La deuxième ligne de réflexions est la surcharge des décideurs tant publics que politiques en France. On a l'impression qu'ils n'ont pas le temps d'organiser leurs équipes. Ils comptent sur des jeunes brillants et généreux pour faire l'impossible … Sauf que lors des concours il suffisait de faire un peu plus que les autres alors que, dans une industrie en concurrence, il faut tenir tous ses engagements dans un processus d'amélioration permanent …
Qui a participé à des procédures budgétaires d'entreprises privées sait combien il faut être respectueux des compétences de chacun pour garantir que le budget sera réalisable puis réalisé.
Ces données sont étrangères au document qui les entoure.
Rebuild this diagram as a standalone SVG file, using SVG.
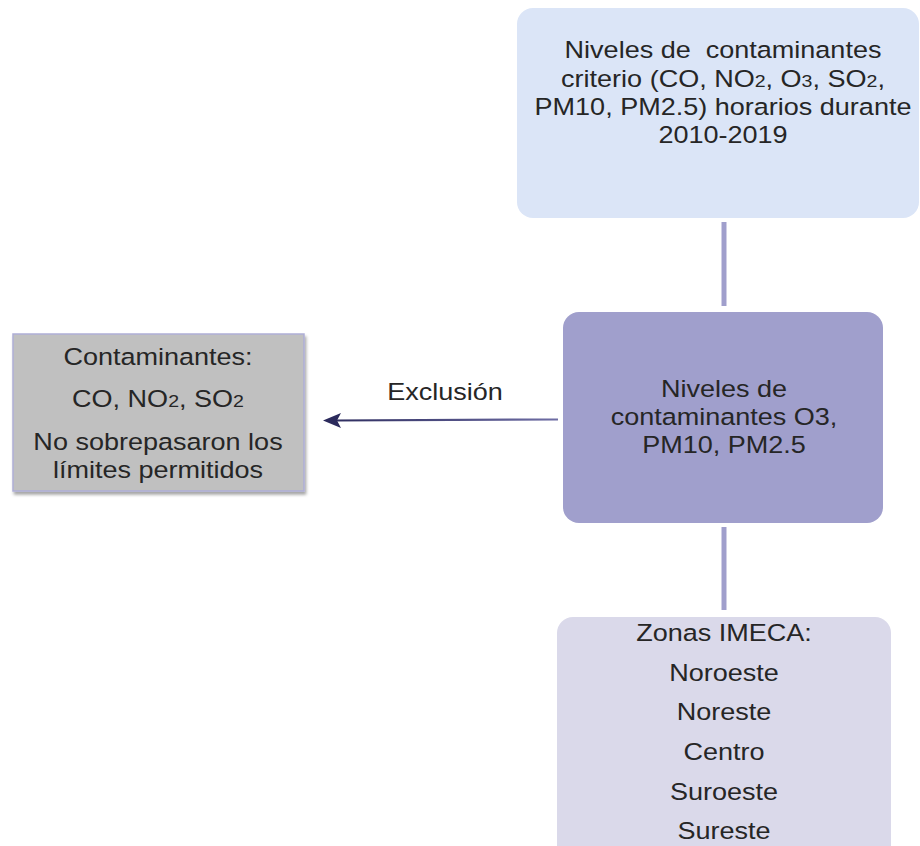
<svg xmlns="http://www.w3.org/2000/svg" width="920" height="846" viewBox="0 0 920 846">
  <style>
    .t { font-family: "Liberation Sans", Arial, sans-serif; font-size: 23.5px; fill: #262626; text-anchor: middle; }
    .sub { font-size: 17px; }
    .conn { stroke: #a09fcc; stroke-width: 5; fill: none; }
  </style>
  <defs>
    <filter id="shadow" x="-10%" y="-10%" width="125%" height="130%">
      <feDropShadow dx="1.5" dy="3" stdDeviation="1.8" flood-color="#000" flood-opacity="0.35"/>
    </filter>
    <linearGradient id="arrowGrad" gradientUnits="userSpaceOnUse" x1="323" y1="0" x2="558" y2="0">
      <stop offset="0" stop-color="#2b2a5c"/>
      <stop offset="1" stop-color="#6e6da4"/>
    </linearGradient>
    <marker id="arrowhead" markerWidth="10" markerHeight="10" refX="1" refY="5" orient="auto" markerUnits="userSpaceOnUse" viewBox="0 0 10 10">
      <path d="M10,0 L0,5 L10,10 L7.5,5 Z" fill="#2b2a5c"/>
    </marker>
  </defs>

  <g id="connectors">
    <line class="conn" x1="724" y1="222" x2="724" y2="306"/>
    <line class="conn" x1="724" y1="527" x2="724" y2="610"/>
    <line x1="558" y1="419.5" x2="334" y2="420.5" stroke="url(#arrowGrad)" stroke-width="2.2"/>
    <path d="M341,413 L323,420.5 L341,428 L337,420.5 Z" fill="#2b2a5c"/>
    <g transform="translate(445,0) scale(1.15,1)">
      <text class="t" x="0" y="400">Exclusión</text>
    </g>
  </g>

  <g id="node-criterio">
    <rect x="517" y="8" width="402" height="210" rx="16" fill="#dbe5f7"/>
    <g transform="translate(723,0) scale(1.15,1)">
      <text class="t" x="0" y="58" xml:space="preserve">Niveles de  contaminantes</text>
      <text class="t" x="0" y="87">criterio (CO, NO<tspan class="sub">2</tspan>, O<tspan class="sub">3</tspan>, SO<tspan class="sub">2</tspan>,</text>
      <text class="t" x="0" y="115">PM10, PM2.5) horarios durante</text>
      <text class="t" x="0" y="143">2010-2019</text>
    </g>
  </g>

  <g id="node-o3">
    <rect x="563" y="312" width="320" height="211" rx="16" fill="#a09fcc"/>
    <g transform="translate(724,0) scale(1.15,1)">
      <text class="t" x="0" y="397">Niveles de</text>
      <text class="t" x="0" y="425">contaminantes O3,</text>
      <text class="t" x="0" y="453">PM10, PM2.5</text>
    </g>
  </g>

  <g id="node-excluidos">
    <rect x="13" y="334" width="291" height="157" fill="#c0c0c0" stroke="#aeaed6" stroke-width="1.5" filter="url(#shadow)"/>
    <g transform="translate(158,0) scale(1.15,1)">
      <text class="t" x="0" y="365">Contaminantes:</text>
      <text class="t" x="0" y="407">CO, NO<tspan class="sub">2</tspan>, SO<tspan class="sub">2</tspan></text>
      <text class="t" x="0" y="450">No sobrepasaron los</text>
      <text class="t" x="0" y="478">límites permitidos</text>
    </g>
  </g>

  <g id="node-zonas">
    <rect x="557" y="617" width="334" height="250" rx="16" fill="#dad9ea"/>
    <g transform="translate(724,0) scale(1.15,1)">
      <text class="t" x="0" y="641">Zonas IMECA:</text>
      <text class="t" x="0" y="681">Noroeste</text>
      <text class="t" x="0" y="720">Noreste</text>
      <text class="t" x="0" y="760">Centro</text>
      <text class="t" x="0" y="800">Suroeste</text>
      <text class="t" x="0" y="839">Sureste</text>
    </g>
  </g>
</svg>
Cette confusion publique génère erreurs, frustrations et surtout mauvaises mises en œuvre de ces compétences qu'on n'a pas pris le temps de considérer. Si ces compétences n'ont pas été orchestrées, il est garanti que le budget ne sera pas réalisé.
C'est le drame du ferroviaire français. La loi qui a restructuré le monopole de la SNCF a été travaillée par des intermittents qui n'ont pas compris l'échec du ferroviaire français. Ils ont assisté à la division par 6 de sa part de marché sans s'inquiéter de l'amortissement des investissements. La dette augmente tous les ans d'un montant comparable au montant investi. Cela ferait partie de l'ordre des choses selon eux. Finalement, que les "personnels soient las et sans repères", c'est normal parce qu'ils sont toujours de mauvaise humeur … Mais personne ne se souvient de leur fierté quand l'horloge du village était réglée sur le sifflet du chef de gare.
La compétence s'impose. Cette vaine recherche de consensus législatif procède de la fable du "meunier, son et l'âne". Pire, elle fige un référentiel quand les concurrents s'adaptent en permanence. Oui dans son métier de service public strict et monopolistique, la procédure législative intègre la démarche budgétaire. Les compétences pertinentes sont présentent au débat. La moitié de la représentation nationale maîtrise un métier de service public. Mais combien de médecins, d'industriels, de financiers … participent au débat et à la production des lois qui les concernent?
La force de l'Allemagne est de savoir respecter ses ingénieurs… ses gens de métiers. Il aura fallu un demi siècle pour redécouvrir que les 300 apprentis d'Alstom des années 70 étaient mieux formés dans ses ateliers que sur les bancs des écoles.